Simon lives in Somerset with his wife and two children, and when not playing with the Bristol Ensemble can be found exploring the local countryside or restoring a classic car…
Carl studied viola at the Guildhall School of Music with Mark Knight and Paul Silverthorne. After leaving college, he moved to Athens, and then Spain, where he was principal viola of the Real Philharmonia de Galicia. He returned to the UK in 1999, joining the Bournemouth Symphony Orchestra as sub-principal viola.
Carl is now living in Penarth, enjoying the diversity of freelancing. He has performed as guest principal viola with the BBC National Orchestra of Wales, English Symphony Orchestra and the Orchestra of the Swan, along with performing concertos and chamber music with various ensembles.
Jub’s career has covered a wide range of musical styles. He’s worked in avant-garde theatre with Station House Opera, been a member the Indie pop group The Band of Holy Joy, as well as working with more conventional groups like English National Opera, London Contemporary Dance Theatre and the London Chamber Orchestra. He also co-founded the prize winning Kreisler String Orchestra which went on to win the 1986 Jeunesses Musicales Competition in Belgrade. Jub has been a longstanding member of the well known Carnival Band whose unintentional aim has been to subvert the notion of authentic performance when it comes to their repertoire of Medieval, Renaissance, folk/world music, music hall, bluegrass, cajun and soul music. He can often be seen playing and singing with them and their long-time collaborator Maddy Prior. Over the years he has worked with many notable artists including Youssou N’Dour, Tanita Tikaram, Abdullah Ibrahim, Brian Eno, Sting, Joss Pook, DJ Krust, Zero 7,the Brodsky and Duke string quartets. He gets a great deal of pleasure playing small ensemble works with the Adderbury Ensemble and the Bristol Ensemble, with which he has been featured as a soloist in performances of Bottesini’s Grand Duo for Violin, Bass and orchestra. He has taken up the challenge of contemporary music with groups such as Opus 20, Lontano and Ixion. However, to take time out he really enjoys a good 40 mile bike ride!
Donald spent ten years touring with the European Union Chamber Orchestra and more recently with the Royal Philharmonic Orchestra in Switzerland and Spain. At present he is a member of the Welsh National Opera Orchestra. His playing features in the Wild Boar programme of the Wildlife on One TV series and alSo in The Madness of King George III’. He is a regular soloist with the Bristol Ensemble.

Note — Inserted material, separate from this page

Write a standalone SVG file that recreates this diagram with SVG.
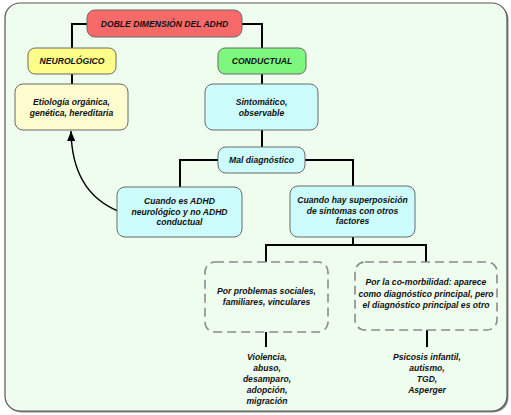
<svg xmlns="http://www.w3.org/2000/svg" width="511" height="415" viewBox="0 0 511 415">
<defs>
<style>
.t{font-family:"Liberation Sans",Arial,sans-serif;font-size:8.6px;font-style:italic;font-weight:bold;fill:#111;text-anchor:middle}
.box{stroke:#6a6a6a;stroke-width:1}
.c{fill:none;stroke:#000;stroke-width:2}
.dash{fill:none;stroke:#8a8a8a;stroke-width:1.6;stroke-dasharray:9 5}
</style>
<marker id="ah" markerWidth="10" markerHeight="8" refX="10" refY="4" orient="auto" markerUnits="userSpaceOnUse" viewBox="0 0 10 8">
<path d="M0,0 L10,4 L0,8 Z" fill="#000"/>
</marker>
</defs>
<rect x="6.5" y="4.5" width="502" height="408" rx="15" fill="#888"/>
<rect x="5" y="3" width="502" height="408" rx="15" fill="#effdef" stroke="#555" stroke-width="1.2"/>
<g id="connectors">
<path class="c" d="M87,24 H72 V48"/>
<path class="c" d="M242,24 H262 V48"/>
<path class="c" d="M72,74 V84"/>
<path class="c" d="M262,74 V84"/>
<path class="c" d="M262,130 V147"/>
<path class="c" d="M218,160 H180 V187"/>
<path class="c" d="M305,160 H353 V186"/>
<path class="c" d="M353,237 V245 M265,245 H427 M266,244 V262 M426,244 V262"/>
<path class="c" d="M266,332 V347 M427,330 V347"/>
<path d="M118,211 Q72,192 71,131" fill="none" stroke="#000" stroke-width="1.4" marker-end="url(#ah)"/>
</g>
<g id="title">
<rect class="box" x="87" y="10" width="155" height="27" rx="8" fill="#f86a6a"/>
<text class="t" x="164.5" y="27">DOBLE DIMENSIÓN DEL ADHD</text>
</g>
<g id="neuro">
<rect class="box" x="28" y="48" width="88" height="26" rx="7" fill="#fdfd88" stroke="#c8c86a"/>
<text class="t" x="72" y="64">NEUROLÓGICO</text>
</g>
<g id="conductual">
<rect class="box" x="218" y="48" width="88" height="26" rx="7" fill="#7ef77e"/>
<text class="t" x="262" y="64">CONDUCTUAL</text>
</g>
<g id="etiologia">
<rect class="box" x="15" y="84" width="113" height="46" rx="8" fill="#fdfdd0"/>
<text class="t" x="71.5" y="105">Etiología orgánica,</text>
<text class="t" x="71.5" y="115.5">genética, hereditaria</text>
</g>
<g id="sintomatico">
<rect class="box" x="205" y="84" width="113" height="46" rx="8" fill="#ccfcfc"/>
<text class="t" x="261.5" y="105">Sintomático,</text>
<text class="t" x="261.5" y="115.5">observable</text>
</g>
<g id="mal">
<rect class="box" x="218" y="147" width="87" height="26" rx="8" fill="#ccfcfc"/>
<text class="t" x="261.5" y="163">Mal diagnóstico</text>
</g>
<g id="cuandoes">
<rect class="box" x="117" y="187" width="125" height="50" rx="8" fill="#ccfcfc"/>
<text class="t" x="179.5" y="204">Cuando es ADHD</text>
<text class="t" x="179.5" y="214.5">neurológico y no ADHD</text>
<text class="t" x="179.5" y="225">conductual</text>
</g>
<g id="cuandohay">
<rect class="box" x="290" y="186" width="125" height="51" rx="8" fill="#ccfcfc"/>
<text class="t" x="352.5" y="203">Cuando hay superposición</text>
<text class="t" x="352.5" y="213.5">de síntomas con otros</text>
<text class="t" x="352.5" y="224">factores</text>
</g>
<g id="sociales">
<rect class="dash" x="205" y="262" width="123" height="70" rx="10"/>
<text class="t" x="266.5" y="294">Por problemas sociales,</text>
<text class="t" x="266.5" y="305">familiares, vinculares</text>
</g>
<g id="comorbilidad">
<rect class="dash" x="355" y="262" width="142" height="68" rx="10"/>
<text class="t" x="426" y="285">Por la co-morbilidad: aparece</text>
<text class="t" x="426" y="296.5">como diagnóstico principal, pero</text>
<text class="t" x="426" y="308">el diagnóstico principal es otro</text>
</g>
<g id="violencia">
<text class="t" x="267" y="360">Violencia,</text>
<text class="t" x="267" y="371">abuso,</text>
<text class="t" x="267" y="382">desamparo,</text>
<text class="t" x="267" y="393">adopción,</text>
<text class="t" x="267" y="404">migración</text>
</g>
<g id="psicosis">
<text class="t" x="427" y="360">Psicosis infantil,</text>
<text class="t" x="427" y="371">autismo,</text>
<text class="t" x="427" y="382">TGD,</text>
<text class="t" x="427" y="393">Asperger</text>
</g>
</svg>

Roger was born in Northern Ireland and emigrated to Australia at the age of 11. He began his flute studies at 15, and after graduating from the Sydney Conservatoire of Music with first class honours spent two years freelancing in Sydney before joining the West Australian SymphonyOrchestra in 1971. Shortly after returning to Britain, he took up the post of sub-principal flute with the BBC Welsh Symphony Orchestra in 1974, a position he held until 1991.
Roger now pursues a varied freelance career, both as a performer and as a teacher. He is principal flute with the National Chamber Orchestra of Wales and teaches at Cardiff University and the Welsh College of Music and Drama. He enjoys musical challenges which are ‘off the beaten track’. He has built his own harpsichord, and is currently engaged in a study of music by an autistic composer.
Roger plays a wooden Powell flute made in 1998.